Caveat: This narrative would be better captured in video form. As many of readers will know, George moved with a distinctly cinematic quality: his gait was slightly awkward, despite his muscularity and athleticism. He was a nine-letter man at Beaumont High, an assertion he once humbly shared with me, and I immediately fact-checked to discover was quite true.

And there was of course his verbal style, a steady flow of questions and commentary on virtually any topic of our time: “Hey Dave, could the Cardinals have possibly won the ’67 World Series if Bob Gibson had not started the seventh game despite having only two days’ rest? He hit a homer in the fifth.”  Or “Hey Dave, who ranks higher in your pantheon of western literary heroes, Homer’s Odysseus or Larry McMurtry’s Augustus McCray from Lonesome Dove?”

So, imagine if you will, a short bald white guy (me), walking down Mission Street in San Francisco with Georgie, wearing cargo shorts and low-cut hiking shoes. It’s the mid-1990s, and the Mission is still a slightly tawdry reflection of Mexico plunked down on the south side of San Francisco.

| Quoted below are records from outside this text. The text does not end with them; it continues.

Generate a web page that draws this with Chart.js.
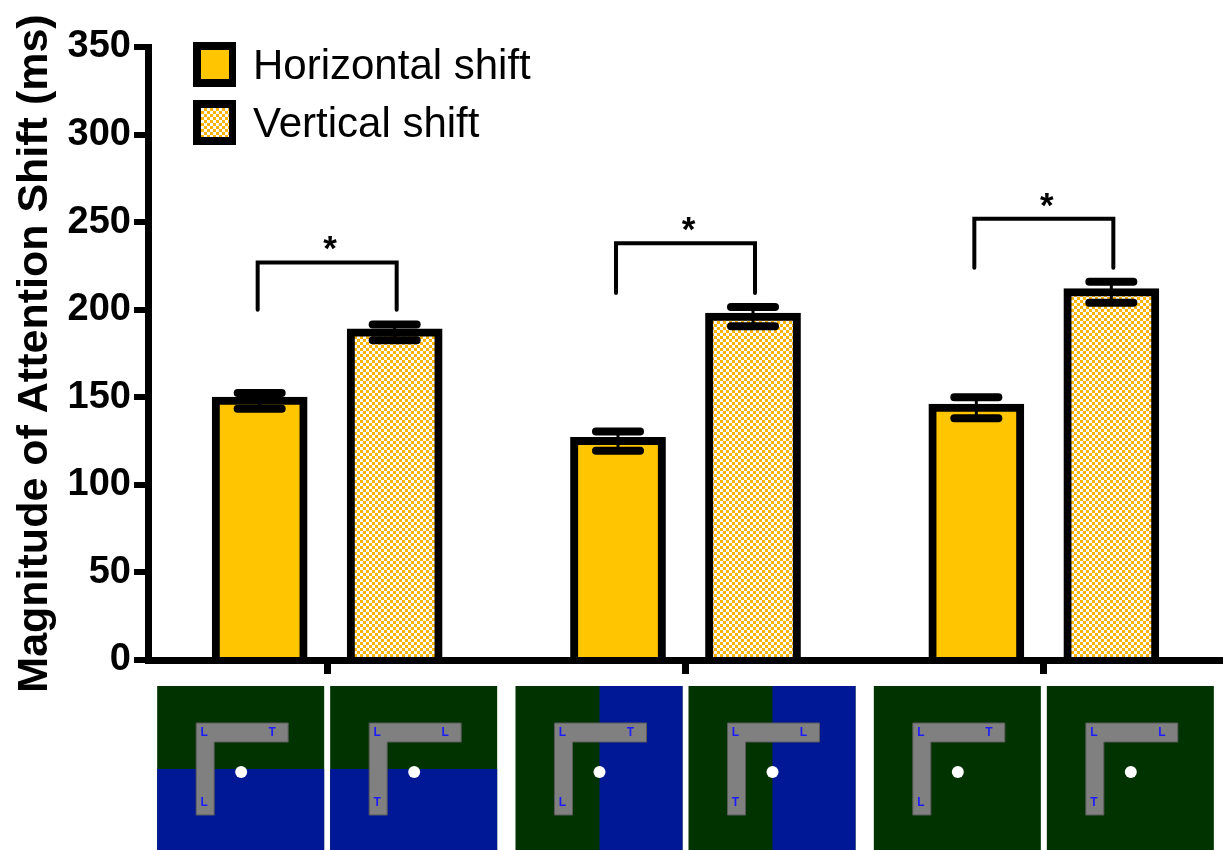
<!DOCTYPE html>
<html>
<head>
<meta charset="utf-8">
<script src="https://cdn.jsdelivr.net/npm/chart.js@4.4.0/dist/chart.umd.min.js"></script>
<style>
    html, body { margin: 0; padding: 0; background: #fff; }
</style>
</head>
<body>
<canvas id="chart-shift" width="1223" height="850"></canvas>
<script>
// Groups (one stimulus picture pair under each group)
const categories = ['Horizontal split', 'Vertical split', 'No split'];
const seriesNames = ['Horizontal shift', 'Vertical shift'];

// Means and error (ms)
const horizontalShift = [148, 125, 144];
const horizontalErr = [4.5, 5.5, 6];
const verticalShift = [187, 196, 210];
const verticalErr = [4.5, 5.5, 6];

// Y axis
const yMin = 0;
const yMax = 350;
const yStep = 50;

// Significance brackets (ms)
const sigTop = [227, 238, 252];
const sigLegEnd = [200, 209.5, 224];
const sigLabel = ['*', '*', '*'];

// Stimulus pictures
const panelSplit = ['horizontal', 'vertical', 'none'];
const lettersHorizontal = ['L', 'T', 'L']; // corner, right end, bottom end
const lettersVertical = ['L', 'L', 'T'];

Chart.defaults.font.family = '"Liberation Sans", Arial, Helvetica, sans-serif';
Chart.defaults.color = '#000';

const ctx = document.getElementById('chart-shift').getContext('2d');

// checker fill for the vertical shift bars
function checkerPattern() {
    const c = document.createElement('canvas');
    c.width = 6;
    c.height = 6;
    const g = c.getContext('2d');
    g.fillStyle = '#ffffff';
    g.fillRect(0, 0, 6, 6);
    g.fillStyle = '#FFB400';
    g.fillRect(0, 0, 3, 3);
    g.fillRect(3, 3, 3, 3);
    return ctx.createPattern(c, 'repeat');
}
const checker = checkerPattern();

function line(c, x1, y1, x2, y2) {
    c.beginPath();
    c.moveTo(x1, y1);
    c.lineTo(x2, y2);
    c.stroke();
}

const errorBars = {
    id: 'errorBars',
    afterDatasetsDraw(chart) {
        const c = chart.ctx;
        const y = chart.scales.y;
        [horizontalErr, verticalErr].forEach((errs, di) => {
            const vals = chart.data.datasets[di].data;
            chart.getDatasetMeta(di).data.forEach((bar, i) => {
                const hi = y.getPixelForValue(vals[i] + errs[i]);
                const lo = y.getPixelForValue(vals[i] - errs[i]);
                c.save();
                c.strokeStyle = '#000';
                c.lineCap = 'round';
                c.lineWidth = 3;
                line(c, bar.x, hi, bar.x, lo);
                c.lineWidth = 8;
                line(c, bar.x - 22, hi, bar.x + 22, hi);
                line(c, bar.x - 22, lo, bar.x + 22, lo);
                c.restore();
            });
        });
    }
};

const annotations = {
    id: 'annotations',
    afterDraw(chart) {
        const c = chart.ctx;
        const x = chart.scales.x;
        const y = chart.scales.y;
        const h = chart.getDatasetMeta(0).data;
        const v = chart.getDatasetMeta(1).data;

        // significance brackets
        c.save();
        c.strokeStyle = '#000';
        c.lineWidth = 4;
        c.lineCap = 'round';
        c.lineJoin = 'miter';
        sigTop.forEach((top, i) => {
            const yt = y.getPixelForValue(top);
            const yb = y.getPixelForValue(sigLegEnd[i]);
            const x1 = h[i].x - 2;
            const x2 = v[i].x + 2;
            c.beginPath();
            c.moveTo(x1, yb);
            c.lineTo(x1, yt);
            c.lineTo(x2, yt);
            c.lineTo(x2, yb);
            c.stroke();
            c.fillStyle = '#000';
            c.font = 'bold 35px "Liberation Sans", Arial, sans-serif';
            c.textAlign = 'center';
            c.textBaseline = 'alphabetic';
            c.fillText(sigLabel[i], (x1 + x2) / 2 + 3, yt - 2);
        });
        c.restore();

        // legend
        c.save();
        chart.data.datasets.forEach((ds, i) => {
            const top = 42 + i * 58;
            c.fillStyle = '#000';
            c.fillRect(193, top, 43, 45);
            c.fillStyle = ds.backgroundColor;
            c.fillRect(201, top + 8, 28, 29);
            c.font = '42px "Liberation Sans", Arial, sans-serif';
            c.textAlign = 'left';
            c.textBaseline = 'alphabetic';
            c.fillStyle = '#000';
            c.fillText(ds.label, 253, top + 37);
        });
        c.restore();

        // stimulus pictures
        const green = '#003300';
        const blue = '#001896';
        categories.forEach((cat, i) => {
            const cx = x.getPixelForValue(i);
            [[cx - 170, lettersHorizontal], [cx + 3, lettersVertical]].forEach(([x0, letters]) => {
                const y0 = 686;
                const w = 167;
                const ph = 164;
                c.save();
                c.fillStyle = green;
                c.fillRect(x0, y0, w, ph);
                c.fillStyle = blue;
                if (panelSplit[i] === 'horizontal') c.fillRect(x0, y0 + 83, w, ph - 83);
                if (panelSplit[i] === 'vertical') c.fillRect(x0 + 84, y0, w - 84, ph);
                // gray L shape
                c.fillStyle = '#808080';
                c.strokeStyle = '#5a5a5a';
                c.lineWidth = 1;
                c.beginPath();
                c.moveTo(x0 + 39, y0 + 37);
                c.lineTo(x0 + 131, y0 + 37);
                c.lineTo(x0 + 131, y0 + 56);
                c.lineTo(x0 + 57, y0 + 56);
                c.lineTo(x0 + 57, y0 + 129);
                c.lineTo(x0 + 39, y0 + 129);
                c.closePath();
                c.fill();
                c.stroke();
                // fixation dot
                c.fillStyle = '#fff';
                c.beginPath();
                c.arc(x0 + 84, y0 + 86, 6, 0, Math.PI * 2);
                c.fill();
                // letters
                c.fillStyle = '#1c1cff';
                c.font = 'bold 12px "Liberation Sans", Arial, sans-serif';
                c.textAlign = 'center';
                c.textBaseline = 'middle';
                c.fillText(letters[0], x0 + 47, y0 + 47);
                c.fillText(letters[1], x0 + 115, y0 + 47);
                c.fillText(letters[2], x0 + 47, y0 + 117);
                c.restore();
            });
        });
    }
};

const chart = new Chart(ctx, {
    type: 'bar',
    data: {
        labels: categories,
        datasets: [
            {
                label: seriesNames[0],
                data: horizontalShift,
                backgroundColor: '#FFC600',
                borderColor: '#000',
                borderWidth: 8,
                inflateAmount: 4,
                categoryPercentage: 0.7535,
                barPercentage: 0.65,
            },
            {
                label: seriesNames[1],
                data: verticalShift,
                backgroundColor: checker,
                borderColor: '#000',
                borderWidth: 8,
                inflateAmount: 4,
                categoryPercentage: 0.7535,
                barPercentage: 0.65,
            },
        ]
    },
    options: {
        responsive: false,
        animation: false,
        layout: { padding: { top: 47, right: 0, bottom: 176, left: 0 } },
        plugins: {
            legend: { display: false },
            tooltip: { enabled: false }
        },
        scales: {
            x: {
                grid: { offset: false, drawOnChartArea: false, tickLength: 14, lineWidth: 7, color: '#000' },
                border: { color: '#000', width: 7, z: 1 },
                ticks: { display: false }
            },
            y: {
                min: yMin,
                max: yMax,
                ticks: {
                    stepSize: yStep,
                    padding: 3,
                    color: '#000',
                    font: { size: 38, weight: 'bold' }
                },
                grid: { drawOnChartArea: false, tickLength: 14, lineWidth: 6, color: '#000' },
                border: { color: '#000', width: 7, z: 1 },
                title: {
                    display: true,
                    text: 'Magnitude of Attention Shift (ms)',
                    color: '#000',
                    font: { size: 43, weight: 'bold', lineHeight: 1.2 },
                    padding: { top: 9, bottom: 0 }
                },
                afterFit(scale) { scale.width = 148; }
            }
        }
    },
    plugins: [errorBars, annotations]
});
</script>
</body>
</html>
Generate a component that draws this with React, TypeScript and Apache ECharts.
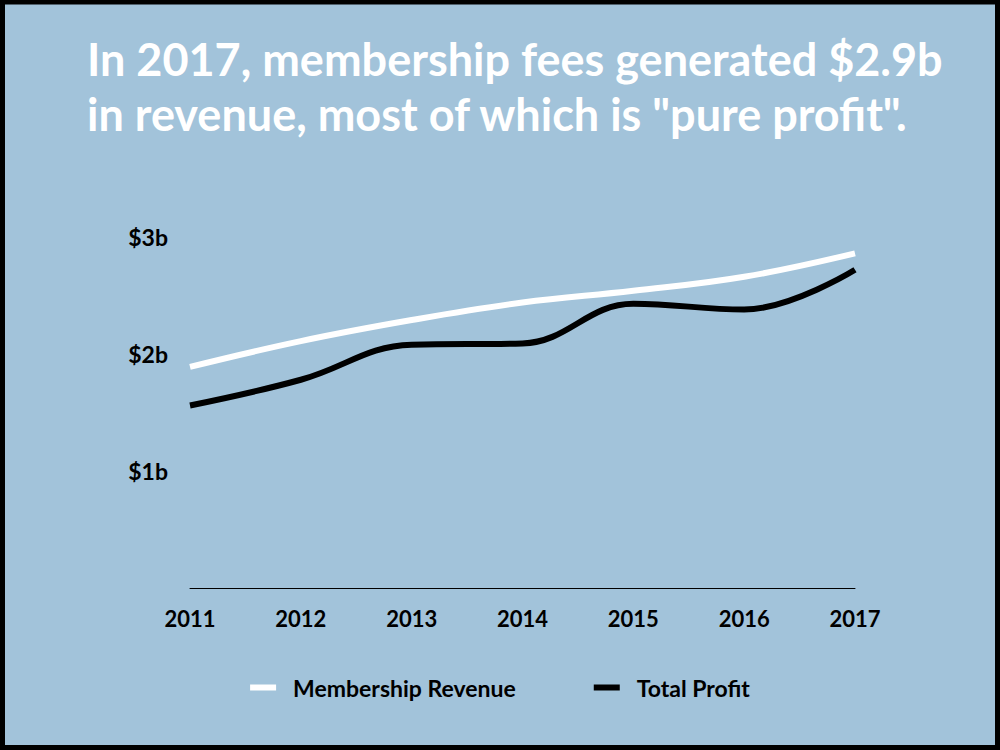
import React, { useEffect, useRef } from "react";
import * as echarts from "echarts";

const years = ["2011", "2012", "2013", "2014", "2015", "2016", "2017"];
const membershipRevenue = [1.89, 2.11, 2.29, 2.44, 2.54, 2.66, 2.86];
const totalProfit = [1.56, 1.78, 2.08, 2.09, 2.43, 2.38, 2.72];
const yTicks = [0, 1, 2, 3];
const titleLines = [
  "In 2017, membership fees generated $2.9b",
  "in revenue, most of which is \"pure profit\".",
];

const FONT = "Lato, 'Open Sans', sans-serif";

export default function App() {
  const ref = useRef<HTMLDivElement>(null);
  useEffect(() => {
    document.body.style.margin = "0";
    const chart = echarts.init(ref.current!, null, { renderer: "svg" });
    chart.setOption({
      animation: false,
      backgroundColor: "#a2c3da",
      graphic: [
        {
          type: "rect",
          shape: { x: 2.5, y: 2, width: 995, height: 745.5 },
          style: { fill: "none", stroke: "#000", lineWidth: 5 },
          z: 100,
        },
        {
          type: "text",
          left: 87,
          top: 31,
          style: {
            text: titleLines.join("\n"),
            fill: "#ffffff",
            font: `bold 45px ${FONT}`,
            lineHeight: 55,
          },
        },
      ],
      legend: {
        bottom: 46,
        left: "center",
        icon: "rect",
        itemWidth: 26,
        itemHeight: 6,
        itemGap: 78,
        textStyle: { color: "#000", fontSize: 23, fontWeight: "bold", fontFamily: FONT, padding: [0, 0, 0, 12] },
        data: ["Membership Revenue", "Total Profit"],
      },
      grid: { left: 190, right: 145, top: 237, bottom: 162 },
      xAxis: {
        type: "category",
        data: years,
        boundaryGap: false,
        axisLine: { lineStyle: { color: "#000", width: 1 } },
        axisTick: { show: false },
        axisLabel: { color: "#000", fontSize: 22, fontWeight: "bold", fontFamily: FONT, margin: 19 },
      },
      yAxis: {
        type: "value",
        min: yTicks[0],
        max: yTicks[yTicks.length - 1],
        interval: 1,
        splitLine: { show: false },
        axisLine: { show: false },
        axisTick: { show: false },
        axisLabel: {
          color: "#000",
          fontSize: 23,
          fontWeight: "bold",
          fontFamily: FONT,
          margin: 22,
          formatter: (v: number) => (v === 0 ? "" : `$${v}b`),
        },
      },
      series: [
        {
          name: "Membership Revenue",
          type: "line",
          data: membershipRevenue,
          smooth: 0.4,
          showSymbol: false,
          color: "#ffffff",
          lineStyle: { width: 6, color: "#ffffff" },
        },
        {
          name: "Total Profit",
          type: "line",
          data: totalProfit,
          smooth: 0.4,
          showSymbol: false,
          color: "#000000",
          lineStyle: { width: 6, color: "#000000" },
        },
      ],
    });
    return () => chart.dispose();
  }, []);
  return <div ref={ref} style={{ width: 1000, height: 750, position: "absolute", left: 0, top: 0 }} />;
}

We’re taking in the scene, tasting tacos, browsing the variety stores with their colorful piñatas and Loteria cards.  I treat us to a couple of strawberry horchadas, which George is eagerly slurping down, when a bedraggled lady, probably in her 40s, strides briskly by, hair tousled, clothes disheveled. It’s my impression that she has been trailing behind us for a block or two. As she passes, she steals a prolonged, searching glance at George. I think to myself, “Damn, it must be those cargo pants again!”

We keep walking. I notice the woman has now ducked under an awning, eyes still fixed squarely on George. I ask him if he knows her, or was this just his animal magnetism at work again? He laughs me off.

Then out of nowhere I hear her shout, apparently directed at us, “Are you a f#@king psychiatrist?”

We both turn and look at her. George, ever the gentleman, not wanting to draw attention or reproach to this clearly troubled person, turns and walks on. I drop back, just to keep an eye on the situation.

Then, suddenly, she sprints by me, screaming at the top of her lungs, “You are a f@#cking psychiatrist. I knew it!” She pulls up right behind George, swings back her right foot, cocks it 90 degrees and delivers a mighty hammer blow squarely across his backside.  George staggers forward, then turns to face her, aghast, at which point she shrieks at him again. He whirls and begins sprinting down the street in full Beaumont High track-team mode, calling out, “Dave, Dave! Run for it! She’s out of her mind.”

I look at the woman and she just grins, shakes her head, and murmurs, “Fucking psychiatrist.”

Meanwhile, George is still sprinting down the street, not the wisest thing to do given the heavy police presence in the neighborhood, but I take off after him anyway. When I catch up, we are both out of breath.  I ask if he’s okay and, as he rubs his butt, I can restrain myself no longer and burst into laughter.  Soon I am in hysterics, unable to scrub from my mind the sight and sound of the lady’s foot landing so squarely on George’s hindquarters.

George, ever George, laughs too. “Here I come all the way from Texas to the city known for peace and love,” he says, “only to get my ass kicked.”

Then he smiles and adds, “But, as Gandhi said, one must become as humble as the dust before he can discover the truth.”